Plotting code records
═══

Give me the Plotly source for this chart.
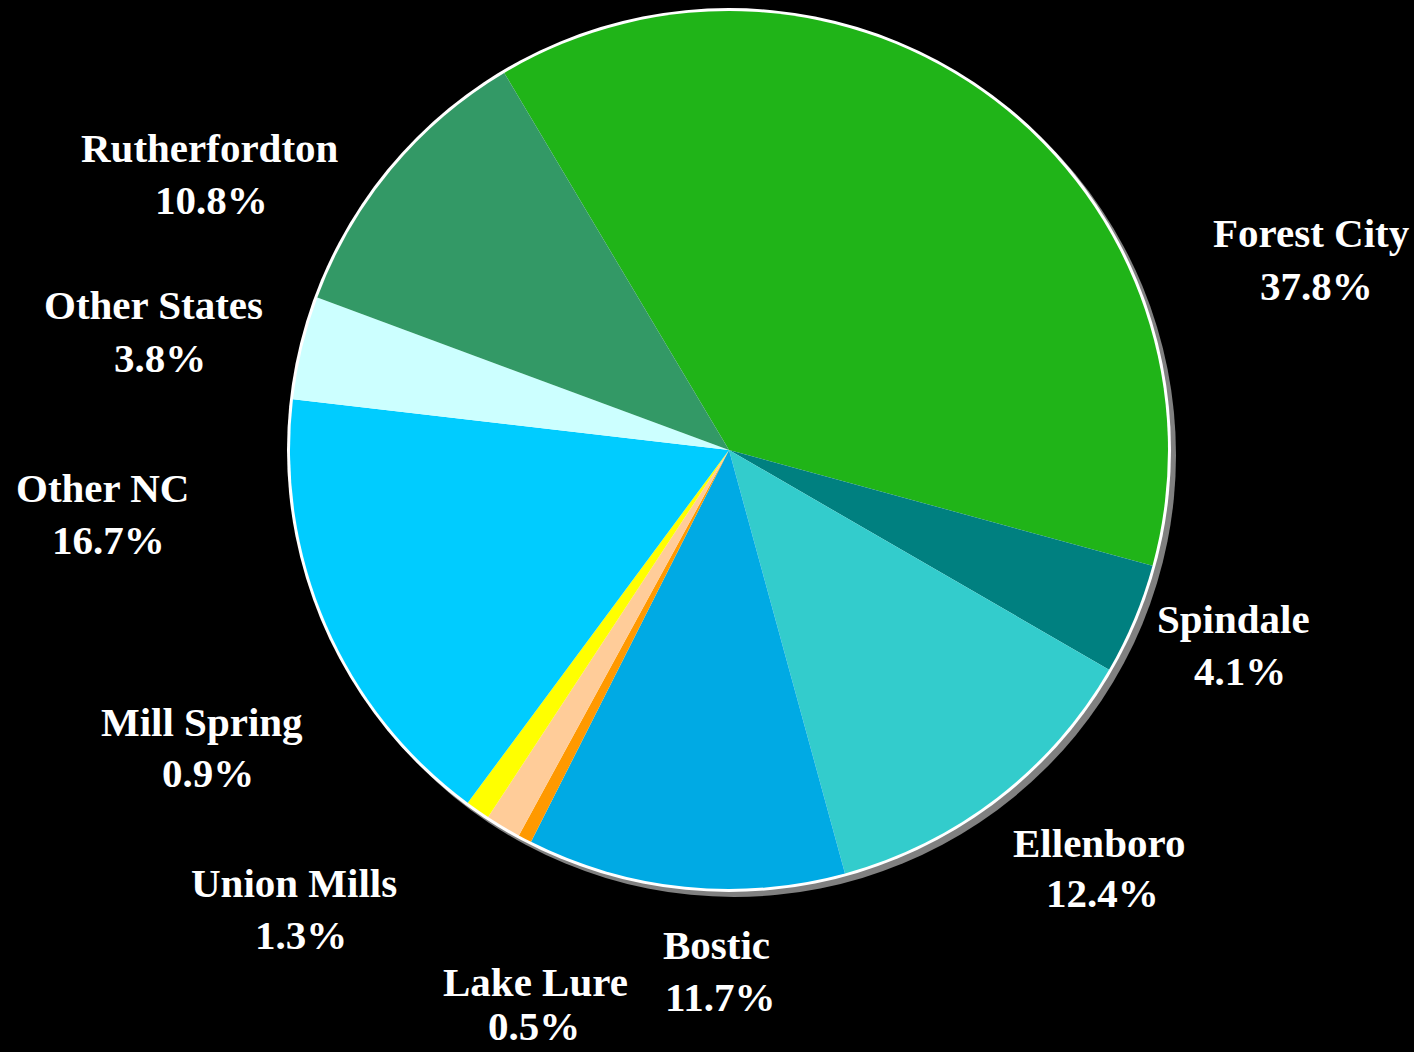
import plotly.graph_objects as go

# Share of residents by place (clockwise from Forest City)
places = ["Forest City", "Spindale", "Ellenboro", "Bostic", "Lake Lure",
          "Union Mills", "Mill Spring", "Other NC", "Other States", "Rutherfordton"]
shares = [37.8, 4.1, 12.4, 11.7, 0.5, 1.3, 0.9, 16.7, 3.8, 10.8]
slice_colors = ["#20B418", "#008080", "#33CCCC", "#00AAE4", "#FF9900",
                "#FFCC99", "#FFFF00", "#00CCFF", "#CCFFFF", "#339966"]

# Label line centres in pixels (x, y from top): place name, then percentage
name_pos = [(1311, 233), (1233, 619), (1099, 843), (716, 945), (535, 982),
            (294, 883), (202, 722), (102, 488), (153, 305), (210, 148)]
pct_pos = [(1316, 286), (1240, 671), (1102, 893), (720, 997), (534, 1026),
           (301, 935), (208, 773), (108, 540), (160, 358), (212, 200)]

W, H = 1414, 1052
cx, cy, r = 729, 450, 439


def domain(center_x, center_y, radius):
    return dict(x=[(center_x - radius) / W, (center_x + radius) / W],
                y=[1 - (center_y + radius) / H, 1 - (center_y - radius) / H])


fig = go.Figure()

# drop shadow
fig.add_trace(go.Pie(values=[1], labels=["shadow"], marker=dict(colors=["#808080"]),
                     domain=domain(cx + 5, cy + 5, r + 3), textinfo="none",
                     hoverinfo="skip", sort=False))
# white rim
fig.add_trace(go.Pie(values=[1], labels=["rim"], marker=dict(colors=["#FFFFFF"]),
                     domain=domain(cx, cy, r + 3), textinfo="none",
                     hoverinfo="skip", sort=False))
# the pie itself
fig.add_trace(go.Pie(values=shares, labels=places,
                     marker=dict(colors=slice_colors, line=dict(width=0)),
                     domain=domain(cx, cy, r), textinfo="none", sort=False,
                     direction="clockwise", rotation=-30.8))

label_font = dict(family="Liberation Serif", size=41, color="white")
for name, val, (nx, ny), (px, py) in zip(places, shares, name_pos, pct_pos):
    fig.add_annotation(x=nx / W, y=1 - ny / H, xref="paper", yref="paper",
                       text=f"<b>{name}</b>", showarrow=False,
                       xanchor="center", yanchor="middle", font=label_font)
    fig.add_annotation(x=px / W, y=1 - py / H, xref="paper", yref="paper",
                       text=f"<b>{val:.1f}%</b>", showarrow=False,
                       xanchor="center", yanchor="middle", font=label_font)

fig.update_layout(width=W, height=H, margin=dict(l=0, r=0, t=0, b=0),
                  paper_bgcolor="black", plot_bgcolor="black", showlegend=False)

fig.write_html("out.html")
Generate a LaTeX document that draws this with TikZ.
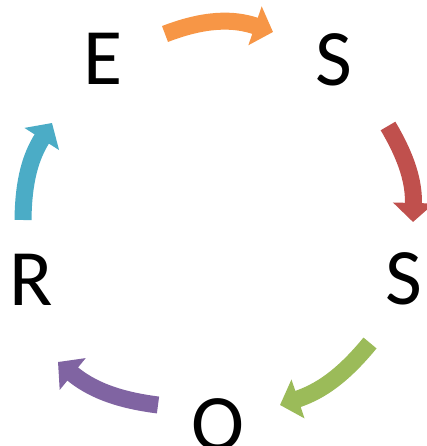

═══

→ What needs to be done: The records shown above are to be repeated exactly, with the pictures left out.

→ Problem solution:
Give me the Plotly source for this chart.
import plotly.graph_objects as go

# Share of residents by place (clockwise from Forest City)
places = ["Forest City", "Spindale", "Ellenboro", "Bostic", "Lake Lure",
          "Union Mills", "Mill Spring", "Other NC", "Other States", "Rutherfordton"]
shares = [37.8, 4.1, 12.4, 11.7, 0.5, 1.3, 0.9, 16.7, 3.8, 10.8]
slice_colors = ["#20B418", "#008080", "#33CCCC", "#00AAE4", "#FF9900",
                "#FFCC99", "#FFFF00", "#00CCFF", "#CCFFFF", "#339966"]

# Label line centres in pixels (x, y from top): place name, then percentage
name_pos = [(1311, 233), (1233, 619), (1099, 843), (716, 945), (535, 982),
            (294, 883), (202, 722), (102, 488), (153, 305), (210, 148)]
pct_pos = [(1316, 286), (1240, 671), (1102, 893), (720, 997), (534, 1026),
           (301, 935), (208, 773), (108, 540), (160, 358), (212, 200)]

W, H = 1414, 1052
cx, cy, r = 729, 450, 439


def domain(center_x, center_y, radius):
    return dict(x=[(center_x - radius) / W, (center_x + radius) / W],
                y=[1 - (center_y + radius) / H, 1 - (center_y - radius) / H])


fig = go.Figure()

# drop shadow
fig.add_trace(go.Pie(values=[1], labels=["shadow"], marker=dict(colors=["#808080"]),
                     domain=domain(cx + 5, cy + 5, r + 3), textinfo="none",
                     hoverinfo="skip", sort=False))
# white rim
fig.add_trace(go.Pie(values=[1], labels=["rim"], marker=dict(colors=["#FFFFFF"]),
                     domain=domain(cx, cy, r + 3), textinfo="none",
                     hoverinfo="skip", sort=False))
# the pie itself
fig.add_trace(go.Pie(values=shares, labels=places,
                     marker=dict(colors=slice_colors, line=dict(width=0)),
                     domain=domain(cx, cy, r), textinfo="none", sort=False,
                     direction="clockwise", rotation=-30.8))

label_font = dict(family="Liberation Serif", size=41, color="white")
for name, val, (nx, ny), (px, py) in zip(places, shares, name_pos, pct_pos):
    fig.add_annotation(x=nx / W, y=1 - ny / H, xref="paper", yref="paper",
                       text=f"<b>{name}</b>", showarrow=False,
                       xanchor="center", yanchor="middle", font=label_font)
    fig.add_annotation(x=px / W, y=1 - py / H, xref="paper", yref="paper",
                       text=f"<b>{val:.1f}%</b>", showarrow=False,
                       xanchor="center", yanchor="middle", font=label_font)

fig.update_layout(width=W, height=H, margin=dict(l=0, r=0, t=0, b=0),
                  paper_bgcolor="black", plot_bgcolor="black", showlegend=False)

fig.write_html("out.html")
Generate a LaTeX document that draws this with TikZ.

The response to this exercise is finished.